**Material:**
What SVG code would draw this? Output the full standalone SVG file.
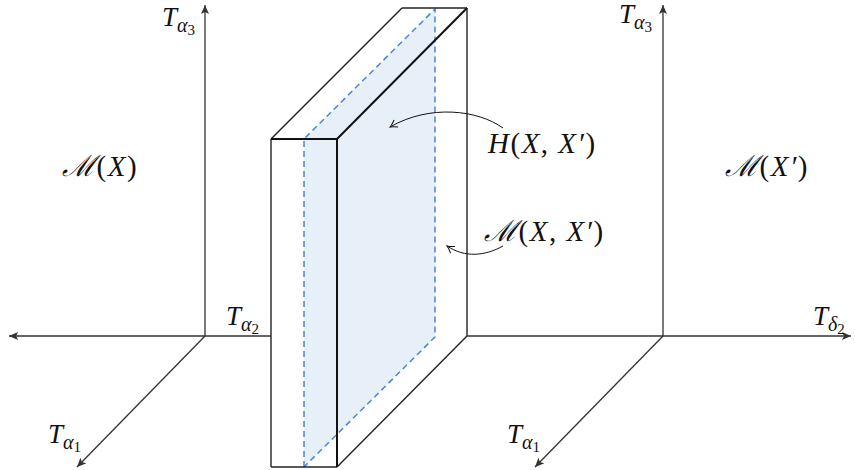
<svg xmlns="http://www.w3.org/2000/svg" width="855" height="470" viewBox="0 0 855 470">
<style>
.ax{stroke:#333;stroke-width:1.3;fill:none}
.ed{stroke:#222;stroke-width:1.4;fill:none}
.edt{stroke:#111;stroke-width:2;fill:none}
.ds{stroke:#4a86d0;stroke-width:1.5;stroke-dasharray:6,4;fill:none}
.cv{stroke:#111;stroke-width:1;fill:none}
text{font-family:"Liberation Serif","DejaVu Serif",serif;fill:#111;font-size:29px;font-style:italic}
text.t{font-size:27px}
text.m{letter-spacing:1.5px}
.up{font-style:normal}
.sb{font-size:20px}
.sd{font-size:15px;font-style:normal}
</style>
<defs>
<marker id="ah" markerUnits="userSpaceOnUse" markerWidth="12" markerHeight="10" refX="9" refY="4" orient="auto">
<path d="M0,0 L9,4 L0,8 L2,4 z" fill="#333"/>
</marker>
<marker id="oh" markerUnits="userSpaceOnUse" markerWidth="12" markerHeight="12" refX="8" refY="5" orient="auto">
<path d="M1,1 Q5,4 8,5 Q5,6 1,9" stroke="#111" stroke-width="1" fill="none"/>
</marker>
</defs>
<g id="slab">
<polygon points="304,139 435,9 435,337 304,467" fill="#e7eff9"/>
<polyline class="ds" points="304,467 304,139 435,9 435,337 304,467"/>
<line class="ed" x1="271" y1="139" x2="402" y2="8"/>
<line class="ed" x1="402" y1="8" x2="467" y2="8"/>
<line class="ed" x1="467" y1="8" x2="467" y2="336"/>
<line class="ed" x1="337" y1="467" x2="467" y2="336"/>
<line class="ed" x1="271" y1="139" x2="271" y2="467"/>
<line class="ed" x1="271" y1="467" x2="337" y2="467"/>
<line class="edt" x1="271" y1="139" x2="337" y2="139"/>
<line class="edt" x1="337" y1="139" x2="337" y2="467"/>
<line class="edt" x1="337" y1="139" x2="467" y2="8"/>
</g>
<g id="connectors">
<line class="ax" x1="205" y1="336" x2="205" y2="5" marker-end="url(#ah)"/>
<line class="ax" x1="271" y1="336" x2="9" y2="336" marker-end="url(#ah)"/>
<line class="ax" x1="205" y1="336" x2="77" y2="467" marker-end="url(#ah)"/>
<line class="ax" x1="663" y1="336" x2="663" y2="5" marker-end="url(#ah)"/>
<line class="ax" x1="467" y1="336" x2="851" y2="336" marker-end="url(#ah)"/>
<line class="ax" x1="663" y1="336" x2="535" y2="467" marker-end="url(#ah)"/>
<path class="cv" d="M503,128 C478,110 430,104 390,127" marker-end="url(#oh)"/>
<path class="cv" d="M503,246 C485,256 465,258 447,246" marker-end="url(#oh)"/>
</g>
<g id="label-Ta3-left"><text class="t" x="162" y="26">T<tspan class="sb" dy="6">α</tspan><tspan class="sd" dy="3">3</tspan></text></g>
<g id="label-Ta3-right"><text class="t" x="619" y="23">T<tspan class="sb" dy="6">α</tspan><tspan class="sd" dy="3">3</tspan></text></g>
<g id="label-Ta2"><text class="t" x="226" y="325">T<tspan class="sb" dy="6">α</tspan><tspan class="sd" dy="3">2</tspan></text></g>
<g id="label-Ta1-left"><text class="t" x="48" y="443">T<tspan class="sb" dy="6">α</tspan><tspan class="sd" dy="3">1</tspan></text></g>
<g id="label-Ta1-right"><text class="t" x="507" y="443">T<tspan class="sb" dy="6">α</tspan><tspan class="sd" dy="3">1</tspan></text></g>
<g id="label-Td2"><text class="t" x="813" y="325">T<tspan class="sb" dy="6">δ</tspan><tspan class="sd" dy="3">2</tspan></text></g>
<g id="label-MX"><text class="m" x="62" y="176">ℳ<tspan class="up">(</tspan>X<tspan class="up">)</tspan></text></g>
<g id="label-MXp"><text class="m" x="725" y="176">ℳ<tspan class="up">(</tspan>X′<tspan class="up">)</tspan></text></g>
<g id="label-H"><text class="m" x="488" y="153">H<tspan class="up">(</tspan>X<tspan class="up">, </tspan>X′<tspan class="up">)</tspan></text></g>
<g id="label-MXX"><text class="m" x="484" y="241">ℳ<tspan class="up">(</tspan>X<tspan class="up">, </tspan>X′<tspan class="up">)</tspan></text></g>
</svg>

**Set problem:**
Write out the listing above again, exactly, but with no pictures in the copy.

**Exercise answer:**
What SVG code would draw this? Output the full standalone SVG file.
<svg xmlns="http://www.w3.org/2000/svg" width="855" height="470" viewBox="0 0 855 470">
<style>
.ax{stroke:#333;stroke-width:1.3;fill:none}
.ed{stroke:#222;stroke-width:1.4;fill:none}
.edt{stroke:#111;stroke-width:2;fill:none}
.ds{stroke:#4a86d0;stroke-width:1.5;stroke-dasharray:6,4;fill:none}
.cv{stroke:#111;stroke-width:1;fill:none}
text{font-family:"Liberation Serif","DejaVu Serif",serif;fill:#111;font-size:29px;font-style:italic}
text.t{font-size:27px}
text.m{letter-spacing:1.5px}
.up{font-style:normal}
.sb{font-size:20px}
.sd{font-size:15px;font-style:normal}
</style>
<defs>
<marker id="ah" markerUnits="userSpaceOnUse" markerWidth="12" markerHeight="10" refX="9" refY="4" orient="auto">
<path d="M0,0 L9,4 L0,8 L2,4 z" fill="#333"/>
</marker>
<marker id="oh" markerUnits="userSpaceOnUse" markerWidth="12" markerHeight="12" refX="8" refY="5" orient="auto">
<path d="M1,1 Q5,4 8,5 Q5,6 1,9" stroke="#111" stroke-width="1" fill="none"/>
</marker>
</defs>
<g id="slab">
<polygon points="304,139 435,9 435,337 304,467" fill="#e7eff9"/>
<polyline class="ds" points="304,467 304,139 435,9 435,337 304,467"/>
<line class="ed" x1="271" y1="139" x2="402" y2="8"/>
<line class="ed" x1="402" y1="8" x2="467" y2="8"/>
<line class="ed" x1="467" y1="8" x2="467" y2="336"/>
<line class="ed" x1="337" y1="467" x2="467" y2="336"/>
<line class="ed" x1="271" y1="139" x2="271" y2="467"/>
<line class="ed" x1="271" y1="467" x2="337" y2="467"/>
<line class="edt" x1="271" y1="139" x2="337" y2="139"/>
<line class="edt" x1="337" y1="139" x2="337" y2="467"/>
<line class="edt" x1="337" y1="139" x2="467" y2="8"/>
</g>
<g id="connectors">
<line class="ax" x1="205" y1="336" x2="205" y2="5" marker-end="url(#ah)"/>
<line class="ax" x1="271" y1="336" x2="9" y2="336" marker-end="url(#ah)"/>
<line class="ax" x1="205" y1="336" x2="77" y2="467" marker-end="url(#ah)"/>
<line class="ax" x1="663" y1="336" x2="663" y2="5" marker-end="url(#ah)"/>
<line class="ax" x1="467" y1="336" x2="851" y2="336" marker-end="url(#ah)"/>
<line class="ax" x1="663" y1="336" x2="535" y2="467" marker-end="url(#ah)"/>
<path class="cv" d="M503,128 C478,110 430,104 390,127" marker-end="url(#oh)"/>
<path class="cv" d="M503,246 C485,256 465,258 447,246" marker-end="url(#oh)"/>
</g>
<g id="label-Ta3-left"><text class="t" x="162" y="26">T<tspan class="sb" dy="6">α</tspan><tspan class="sd" dy="3">3</tspan></text></g>
<g id="label-Ta3-right"><text class="t" x="619" y="23">T<tspan class="sb" dy="6">α</tspan><tspan class="sd" dy="3">3</tspan></text></g>
<g id="label-Ta2"><text class="t" x="226" y="325">T<tspan class="sb" dy="6">α</tspan><tspan class="sd" dy="3">2</tspan></text></g>
<g id="label-Ta1-left"><text class="t" x="48" y="443">T<tspan class="sb" dy="6">α</tspan><tspan class="sd" dy="3">1</tspan></text></g>
<g id="label-Ta1-right"><text class="t" x="507" y="443">T<tspan class="sb" dy="6">α</tspan><tspan class="sd" dy="3">1</tspan></text></g>
<g id="label-Td2"><text class="t" x="813" y="325">T<tspan class="sb" dy="6">δ</tspan><tspan class="sd" dy="3">2</tspan></text></g>
<g id="label-MX"><text class="m" x="62" y="176">ℳ<tspan class="up">(</tspan>X<tspan class="up">)</tspan></text></g>
<g id="label-MXp"><text class="m" x="725" y="176">ℳ<tspan class="up">(</tspan>X′<tspan class="up">)</tspan></text></g>
<g id="label-H"><text class="m" x="488" y="153">H<tspan class="up">(</tspan>X<tspan class="up">, </tspan>X′<tspan class="up">)</tspan></text></g>
<g id="label-MXX"><text class="m" x="484" y="241">ℳ<tspan class="up">(</tspan>X<tspan class="up">, </tspan>X′<tspan class="up">)</tspan></text></g>
</svg>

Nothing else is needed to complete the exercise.